Each line below should be retyped exactly, with no pictures.

■ SUPPLIED MATERIAL ■
--- Start ---

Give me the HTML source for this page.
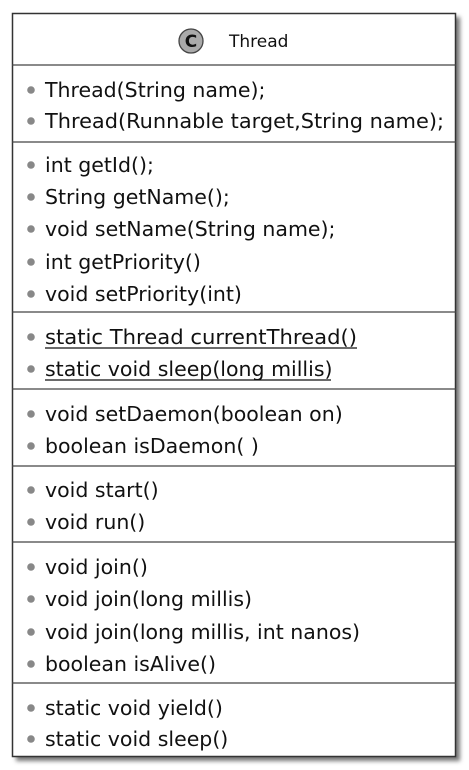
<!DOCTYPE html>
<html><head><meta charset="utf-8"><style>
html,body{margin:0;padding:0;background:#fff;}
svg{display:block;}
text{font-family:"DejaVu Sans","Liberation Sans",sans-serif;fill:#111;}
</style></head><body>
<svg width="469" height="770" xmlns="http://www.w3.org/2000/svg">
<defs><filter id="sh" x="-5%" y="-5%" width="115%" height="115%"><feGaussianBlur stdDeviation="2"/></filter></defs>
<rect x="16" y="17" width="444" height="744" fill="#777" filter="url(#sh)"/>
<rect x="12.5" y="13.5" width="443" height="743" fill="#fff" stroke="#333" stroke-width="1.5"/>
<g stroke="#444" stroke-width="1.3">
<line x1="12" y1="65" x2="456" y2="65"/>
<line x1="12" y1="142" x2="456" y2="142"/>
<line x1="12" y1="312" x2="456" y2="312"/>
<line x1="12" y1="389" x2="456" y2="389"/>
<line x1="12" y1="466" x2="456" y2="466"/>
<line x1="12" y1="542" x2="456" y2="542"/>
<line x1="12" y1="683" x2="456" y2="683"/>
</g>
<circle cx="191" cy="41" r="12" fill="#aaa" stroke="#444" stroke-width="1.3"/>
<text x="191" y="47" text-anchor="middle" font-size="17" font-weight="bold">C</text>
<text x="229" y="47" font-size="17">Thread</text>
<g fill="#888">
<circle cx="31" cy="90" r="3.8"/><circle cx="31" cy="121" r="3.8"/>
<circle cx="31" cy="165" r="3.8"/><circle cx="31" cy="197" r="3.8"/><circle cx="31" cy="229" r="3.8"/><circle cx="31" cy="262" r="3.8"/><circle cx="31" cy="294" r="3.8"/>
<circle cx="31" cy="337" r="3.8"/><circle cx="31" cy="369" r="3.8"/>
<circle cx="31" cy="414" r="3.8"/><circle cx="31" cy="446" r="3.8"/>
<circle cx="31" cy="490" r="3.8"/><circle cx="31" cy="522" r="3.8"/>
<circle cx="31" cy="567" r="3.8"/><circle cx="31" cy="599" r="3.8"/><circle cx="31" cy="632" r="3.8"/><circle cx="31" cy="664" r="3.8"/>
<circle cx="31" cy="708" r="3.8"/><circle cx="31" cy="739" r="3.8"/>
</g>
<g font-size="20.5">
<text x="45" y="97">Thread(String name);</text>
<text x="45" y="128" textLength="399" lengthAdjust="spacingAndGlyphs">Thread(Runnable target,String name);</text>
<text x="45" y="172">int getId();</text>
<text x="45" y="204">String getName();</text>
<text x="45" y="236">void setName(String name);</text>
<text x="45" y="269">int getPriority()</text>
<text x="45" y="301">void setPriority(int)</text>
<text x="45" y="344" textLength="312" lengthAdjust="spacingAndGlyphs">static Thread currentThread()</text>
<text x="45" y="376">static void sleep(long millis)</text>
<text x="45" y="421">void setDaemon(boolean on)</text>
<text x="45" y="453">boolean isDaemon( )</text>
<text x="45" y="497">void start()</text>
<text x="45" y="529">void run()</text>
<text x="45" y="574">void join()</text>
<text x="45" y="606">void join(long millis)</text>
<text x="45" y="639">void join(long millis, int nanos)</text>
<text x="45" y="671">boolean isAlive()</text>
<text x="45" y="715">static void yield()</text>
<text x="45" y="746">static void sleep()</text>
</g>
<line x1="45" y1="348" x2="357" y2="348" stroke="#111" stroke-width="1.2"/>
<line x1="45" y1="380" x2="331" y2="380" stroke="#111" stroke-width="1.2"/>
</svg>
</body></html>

--- End ---

■ SOLUTION FOR THIS TASK ■
Give me the HTML source for this page.
<!DOCTYPE html>
<html><head><meta charset="utf-8"><style>
html,body{margin:0;padding:0;background:#fff;}
svg{display:block;}
text{font-family:"DejaVu Sans","Liberation Sans",sans-serif;fill:#111;}
</style></head><body>
<svg width="469" height="770" xmlns="http://www.w3.org/2000/svg">
<defs><filter id="sh" x="-5%" y="-5%" width="115%" height="115%"><feGaussianBlur stdDeviation="2"/></filter></defs>
<rect x="16" y="17" width="444" height="744" fill="#777" filter="url(#sh)"/>
<rect x="12.5" y="13.5" width="443" height="743" fill="#fff" stroke="#333" stroke-width="1.5"/>
<g stroke="#444" stroke-width="1.3">
<line x1="12" y1="65" x2="456" y2="65"/>
<line x1="12" y1="142" x2="456" y2="142"/>
<line x1="12" y1="312" x2="456" y2="312"/>
<line x1="12" y1="389" x2="456" y2="389"/>
<line x1="12" y1="466" x2="456" y2="466"/>
<line x1="12" y1="542" x2="456" y2="542"/>
<line x1="12" y1="683" x2="456" y2="683"/>
</g>
<circle cx="191" cy="41" r="12" fill="#aaa" stroke="#444" stroke-width="1.3"/>
<text x="191" y="47" text-anchor="middle" font-size="17" font-weight="bold">C</text>
<text x="229" y="47" font-size="17">Thread</text>
<g fill="#888">
<circle cx="31" cy="90" r="3.8"/><circle cx="31" cy="121" r="3.8"/>
<circle cx="31" cy="165" r="3.8"/><circle cx="31" cy="197" r="3.8"/><circle cx="31" cy="229" r="3.8"/><circle cx="31" cy="262" r="3.8"/><circle cx="31" cy="294" r="3.8"/>
<circle cx="31" cy="337" r="3.8"/><circle cx="31" cy="369" r="3.8"/>
<circle cx="31" cy="414" r="3.8"/><circle cx="31" cy="446" r="3.8"/>
<circle cx="31" cy="490" r="3.8"/><circle cx="31" cy="522" r="3.8"/>
<circle cx="31" cy="567" r="3.8"/><circle cx="31" cy="599" r="3.8"/><circle cx="31" cy="632" r="3.8"/><circle cx="31" cy="664" r="3.8"/>
<circle cx="31" cy="708" r="3.8"/><circle cx="31" cy="739" r="3.8"/>
</g>
<g font-size="20.5">
<text x="45" y="97">Thread(String name);</text>
<text x="45" y="128" textLength="399" lengthAdjust="spacingAndGlyphs">Thread(Runnable target,String name);</text>
<text x="45" y="172">int getId();</text>
<text x="45" y="204">String getName();</text>
<text x="45" y="236">void setName(String name);</text>
<text x="45" y="269">int getPriority()</text>
<text x="45" y="301">void setPriority(int)</text>
<text x="45" y="344" textLength="312" lengthAdjust="spacingAndGlyphs">static Thread currentThread()</text>
<text x="45" y="376">static void sleep(long millis)</text>
<text x="45" y="421">void setDaemon(boolean on)</text>
<text x="45" y="453">boolean isDaemon( )</text>
<text x="45" y="497">void start()</text>
<text x="45" y="529">void run()</text>
<text x="45" y="574">void join()</text>
<text x="45" y="606">void join(long millis)</text>
<text x="45" y="639">void join(long millis, int nanos)</text>
<text x="45" y="671">boolean isAlive()</text>
<text x="45" y="715">static void yield()</text>
<text x="45" y="746">static void sleep()</text>
</g>
<line x1="45" y1="348" x2="357" y2="348" stroke="#111" stroke-width="1.2"/>
<line x1="45" y1="380" x2="331" y2="380" stroke="#111" stroke-width="1.2"/>
</svg>
</body></html>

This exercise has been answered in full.